Coach Jim Wolfsmith said Bartlett must select good shots to dictate the pace, get hands in Sutter’s face when shooting and recover against other shooters like senior Martin Duarte (7.2 ppg), Maestranzi and senior Dillon Gardner (7.5 ppg).

“We’re used to doing this dance,” Wolfsmith said. “I think it will come down to who executes better in the crucial times during the game, whether they’re early or late doesn’t really matter. It’s going to be a game based on execution more than anything else because the teams know each other so well.”

At Prairie Ridge

No. 1 Huntley (23-4) vs. No. 2 McHenry (15-9): Huntley faces a size disadvantage against McHenry’s Brian Madson (6-foot-5), Robert Tonyan (6-4) and Jimmy Preston (6-4).

The Red Raiders swept the Warriors during the regular season, 63-56 and 48-41. However, McHenry was not at full strength in either meeting.

“The first time we played them we played really well,” Huntley coach Marty Manning said. “It was on their home floor.
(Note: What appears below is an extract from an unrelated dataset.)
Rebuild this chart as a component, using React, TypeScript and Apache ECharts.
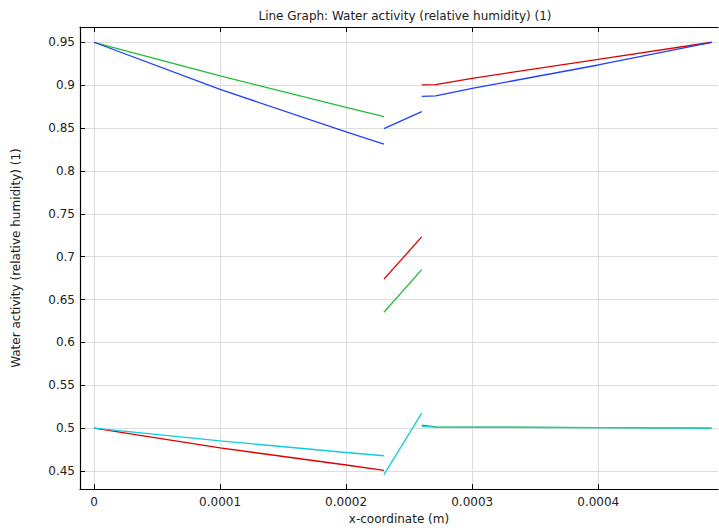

We got out pretty big on them early and then Madson caught fire. I think he had like 7 threes in the second half, but we were able to fight for a win by 5 or 7 points.

“The second time we played them both Madson (mononucleosis) and Preston (ankle) were out. We only ended up beating them by a few points and they played a lot of zone.

“But their size scares me.”

How well Huntley plays usually depends on how well the Red Raiders shoot. They were off the mark in the first half of Wednesday’s semifinal win over Cary-Grove, when they had trouble finding their rhythm due to the Trojans’ deliberate pace.

“If we miss shots, we’ll struggle for a little bit,” Manning said. “Hopefully, we’ll be able to knock down some shots and make it a game.”

The Red Raiders are riding an 11-game winning streak. They seek the program’s fifth regional title and the third under Manning, led by seniors Tyler Brunschon (13.4 ppg) and Dylan Neukirch (10.4 ppg) and juniors Troy Miller (12.0 ppg) and Justin Frederick (8.2 ppg).